Request: Omit any picture, and return the remaining data exactly as written.

Recorded information:
>> START

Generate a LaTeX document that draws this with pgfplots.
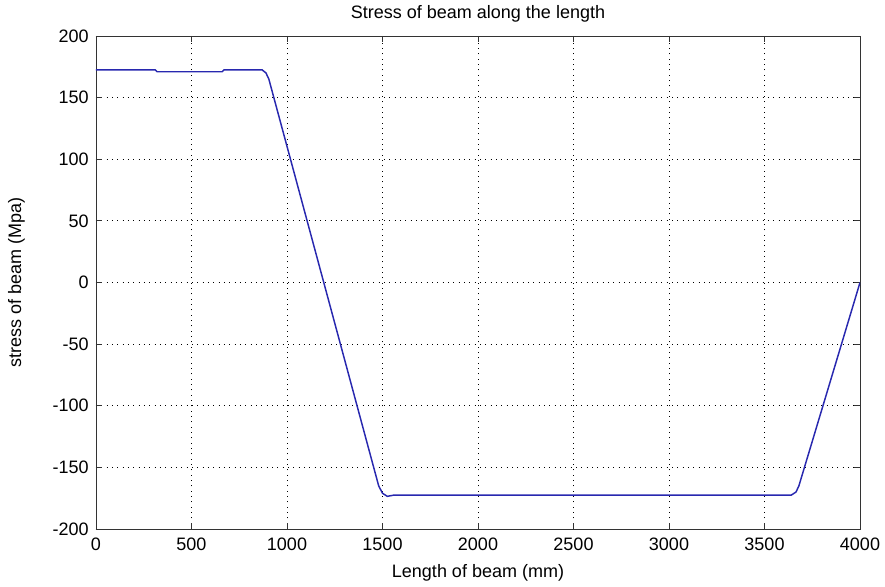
\documentclass[border=0pt]{standalone}
\usepackage{fontspec}
\setmainfont{Liberation Sans}
\usepackage{pgfplots}
\pgfplotsset{compat=1.18}

\definecolor{linecol}{RGB}{40,40,175}

\begin{document}
\begin{tikzpicture}[x=0.75pt,y=0.75pt]
\begin{axis}[
    scale only axis,
    width=573pt, height=369.75pt,
    xmin=0, xmax=4000, ymin=-200, ymax=200,
    xtick={0,500,...,4000},
    ytick={-200,-150,...,200},
    grid=major,
    major grid style={black, densely dotted, line width=0.6pt, dash pattern=on 0.8pt off 3.2pt},
    tick align=inside,
    tick pos=both,
    major tick length=4.5pt,
    axis line style={black!80, line width=0.6pt},
    tick style={black!80, line width=0.6pt},
    /pgf/number format/assume math mode=true,
    /pgf/number format/1000 sep={},
    ticklabel style={font=\fontsize{13.5}{15}\selectfont},
    xticklabel style={yshift=-3pt},
    yticklabel style={xshift=-2pt},
    label style={font=\fontsize{13.5}{15}\selectfont},
    title style={font=\fontsize{13.5}{15}\selectfont, yshift=1pt},
    title={Stress of beam along the length},
    xlabel={Length of beam (mm)},
    ylabel={stress of beam (Mpa)},
    xlabel style={yshift=-4pt},
    ylabel style={yshift=14pt},
]
\addplot[linecol, line width=1.1pt] coordinates {
    (0,172.5) (310,172.5) (320,171) (660,171) (670,172.5)
    (870,172.5) (890,170) (905,165)
    (1480,-165) (1500,-171) (1525,-173.5) (1560,-172.5)
    (3640,-172.5) (3665,-170) (3680,-165)
    (4000,0)
};
\end{axis}
\path (current axis.south west) ++(-96,-56) coordinate (bbsw);
\path (current axis.north east) ++(25,36) coordinate (bbne);
\useasboundingbox (bbsw) rectangle (bbne);
\end{tikzpicture}
\end{document}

>> END

Result of this task:
Generate a LaTeX document that draws this with pgfplots.
\documentclass[border=0pt]{standalone}
\usepackage{fontspec}
\setmainfont{Liberation Sans}
\usepackage{pgfplots}
\pgfplotsset{compat=1.18}

\definecolor{linecol}{RGB}{40,40,175}

\begin{document}
\begin{tikzpicture}[x=0.75pt,y=0.75pt]
\begin{axis}[
    scale only axis,
    width=573pt, height=369.75pt,
    xmin=0, xmax=4000, ymin=-200, ymax=200,
    xtick={0,500,...,4000},
    ytick={-200,-150,...,200},
    grid=major,
    major grid style={black, densely dotted, line width=0.6pt, dash pattern=on 0.8pt off 3.2pt},
    tick align=inside,
    tick pos=both,
    major tick length=4.5pt,
    axis line style={black!80, line width=0.6pt},
    tick style={black!80, line width=0.6pt},
    /pgf/number format/assume math mode=true,
    /pgf/number format/1000 sep={},
    ticklabel style={font=\fontsize{13.5}{15}\selectfont},
    xticklabel style={yshift=-3pt},
    yticklabel style={xshift=-2pt},
    label style={font=\fontsize{13.5}{15}\selectfont},
    title style={font=\fontsize{13.5}{15}\selectfont, yshift=1pt},
    title={Stress of beam along the length},
    xlabel={Length of beam (mm)},
    ylabel={stress of beam (Mpa)},
    xlabel style={yshift=-4pt},
    ylabel style={yshift=14pt},
]
\addplot[linecol, line width=1.1pt] coordinates {
    (0,172.5) (310,172.5) (320,171) (660,171) (670,172.5)
    (870,172.5) (890,170) (905,165)
    (1480,-165) (1500,-171) (1525,-173.5) (1560,-172.5)
    (3640,-172.5) (3665,-170) (3680,-165)
    (4000,0)
};
\end{axis}
\path (current axis.south west) ++(-96,-56) coordinate (bbsw);
\path (current axis.north east) ++(25,36) coordinate (bbne);
\useasboundingbox (bbsw) rectangle (bbne);
\end{tikzpicture}
\end{document}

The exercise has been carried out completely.